[STATED PROBLEM] Extract the data exactly, missing nothing.
------------------------------------------------------------------------
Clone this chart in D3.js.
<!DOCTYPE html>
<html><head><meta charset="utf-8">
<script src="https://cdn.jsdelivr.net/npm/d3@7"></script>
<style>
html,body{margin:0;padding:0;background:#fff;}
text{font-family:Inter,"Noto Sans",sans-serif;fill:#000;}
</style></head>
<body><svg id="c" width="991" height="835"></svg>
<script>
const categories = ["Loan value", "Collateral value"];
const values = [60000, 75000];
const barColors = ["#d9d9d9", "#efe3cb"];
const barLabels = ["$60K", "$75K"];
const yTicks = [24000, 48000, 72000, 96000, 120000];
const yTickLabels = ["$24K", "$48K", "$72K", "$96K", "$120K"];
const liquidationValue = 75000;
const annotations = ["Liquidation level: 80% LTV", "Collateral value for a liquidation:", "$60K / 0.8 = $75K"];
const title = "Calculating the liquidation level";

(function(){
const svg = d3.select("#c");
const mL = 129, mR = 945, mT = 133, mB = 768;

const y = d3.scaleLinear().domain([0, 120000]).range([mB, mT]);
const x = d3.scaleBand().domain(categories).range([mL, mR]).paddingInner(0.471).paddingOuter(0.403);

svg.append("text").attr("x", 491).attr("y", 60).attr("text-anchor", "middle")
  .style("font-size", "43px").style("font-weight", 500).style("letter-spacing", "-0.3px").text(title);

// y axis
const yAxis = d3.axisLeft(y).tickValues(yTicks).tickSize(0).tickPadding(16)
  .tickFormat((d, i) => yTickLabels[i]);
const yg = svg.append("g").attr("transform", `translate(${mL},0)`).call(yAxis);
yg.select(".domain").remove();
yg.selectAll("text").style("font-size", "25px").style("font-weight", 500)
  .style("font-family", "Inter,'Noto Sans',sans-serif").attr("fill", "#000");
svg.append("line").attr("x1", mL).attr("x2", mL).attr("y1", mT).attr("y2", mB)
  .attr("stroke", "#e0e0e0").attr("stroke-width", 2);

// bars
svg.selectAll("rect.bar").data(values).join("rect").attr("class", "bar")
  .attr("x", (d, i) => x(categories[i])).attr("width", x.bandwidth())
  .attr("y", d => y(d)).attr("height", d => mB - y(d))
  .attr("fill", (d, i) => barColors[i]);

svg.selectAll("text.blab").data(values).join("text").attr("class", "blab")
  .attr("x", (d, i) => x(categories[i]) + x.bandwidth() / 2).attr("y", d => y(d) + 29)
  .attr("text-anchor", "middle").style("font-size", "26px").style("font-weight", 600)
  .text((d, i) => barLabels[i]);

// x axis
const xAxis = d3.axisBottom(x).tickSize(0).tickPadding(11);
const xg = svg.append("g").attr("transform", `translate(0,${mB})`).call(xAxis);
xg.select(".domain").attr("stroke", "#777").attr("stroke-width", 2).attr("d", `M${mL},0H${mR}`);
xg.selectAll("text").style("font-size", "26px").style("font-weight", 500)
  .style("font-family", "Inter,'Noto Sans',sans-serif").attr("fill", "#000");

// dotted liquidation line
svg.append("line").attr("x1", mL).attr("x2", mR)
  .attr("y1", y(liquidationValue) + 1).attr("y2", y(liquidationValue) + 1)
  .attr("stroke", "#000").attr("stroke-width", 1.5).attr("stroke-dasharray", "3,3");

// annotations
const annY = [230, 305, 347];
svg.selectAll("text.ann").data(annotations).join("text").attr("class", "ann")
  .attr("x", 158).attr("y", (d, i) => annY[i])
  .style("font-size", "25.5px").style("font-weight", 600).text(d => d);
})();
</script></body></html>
------------------------------------------------------------------------
[ANSWER TO THE EXERCISE]
Clone this chart in D3.js.
<!DOCTYPE html>
<html><head><meta charset="utf-8">
<script src="https://cdn.jsdelivr.net/npm/d3@7"></script>
<style>
html,body{margin:0;padding:0;background:#fff;}
text{font-family:Inter,"Noto Sans",sans-serif;fill:#000;}
</style></head>
<body><svg id="c" width="991" height="835"></svg>
<script>
const categories = ["Loan value", "Collateral value"];
const values = [60000, 75000];
const barColors = ["#d9d9d9", "#efe3cb"];
const barLabels = ["$60K", "$75K"];
const yTicks = [24000, 48000, 72000, 96000, 120000];
const yTickLabels = ["$24K", "$48K", "$72K", "$96K", "$120K"];
const liquidationValue = 75000;
const annotations = ["Liquidation level: 80% LTV", "Collateral value for a liquidation:", "$60K / 0.8 = $75K"];
const title = "Calculating the liquidation level";

(function(){
const svg = d3.select("#c");
const mL = 129, mR = 945, mT = 133, mB = 768;

const y = d3.scaleLinear().domain([0, 120000]).range([mB, mT]);
const x = d3.scaleBand().domain(categories).range([mL, mR]).paddingInner(0.471).paddingOuter(0.403);

svg.append("text").attr("x", 491).attr("y", 60).attr("text-anchor", "middle")
  .style("font-size", "43px").style("font-weight", 500).style("letter-spacing", "-0.3px").text(title);

// y axis
const yAxis = d3.axisLeft(y).tickValues(yTicks).tickSize(0).tickPadding(16)
  .tickFormat((d, i) => yTickLabels[i]);
const yg = svg.append("g").attr("transform", `translate(${mL},0)`).call(yAxis);
yg.select(".domain").remove();
yg.selectAll("text").style("font-size", "25px").style("font-weight", 500)
  .style("font-family", "Inter,'Noto Sans',sans-serif").attr("fill", "#000");
svg.append("line").attr("x1", mL).attr("x2", mL).attr("y1", mT).attr("y2", mB)
  .attr("stroke", "#e0e0e0").attr("stroke-width", 2);

// bars
svg.selectAll("rect.bar").data(values).join("rect").attr("class", "bar")
  .attr("x", (d, i) => x(categories[i])).attr("width", x.bandwidth())
  .attr("y", d => y(d)).attr("height", d => mB - y(d))
  .attr("fill", (d, i) => barColors[i]);

svg.selectAll("text.blab").data(values).join("text").attr("class", "blab")
  .attr("x", (d, i) => x(categories[i]) + x.bandwidth() / 2).attr("y", d => y(d) + 29)
  .attr("text-anchor", "middle").style("font-size", "26px").style("font-weight", 600)
  .text((d, i) => barLabels[i]);

// x axis
const xAxis = d3.axisBottom(x).tickSize(0).tickPadding(11);
const xg = svg.append("g").attr("transform", `translate(0,${mB})`).call(xAxis);
xg.select(".domain").attr("stroke", "#777").attr("stroke-width", 2).attr("d", `M${mL},0H${mR}`);
xg.selectAll("text").style("font-size", "26px").style("font-weight", 500)
  .style("font-family", "Inter,'Noto Sans',sans-serif").attr("fill", "#000");

// dotted liquidation line
svg.append("line").attr("x1", mL).attr("x2", mR)
  .attr("y1", y(liquidationValue) + 1).attr("y2", y(liquidationValue) + 1)
  .attr("stroke", "#000").attr("stroke-width", 1.5).attr("stroke-dasharray", "3,3");

// annotations
const annY = [230, 305, 347];
svg.selectAll("text.ann").data(annotations).join("text").attr("class", "ann")
  .attr("x", 158).attr("y", (d, i) => annY[i])
  .style("font-size", "25.5px").style("font-weight", 600).text(d => d);
})();
</script></body></html>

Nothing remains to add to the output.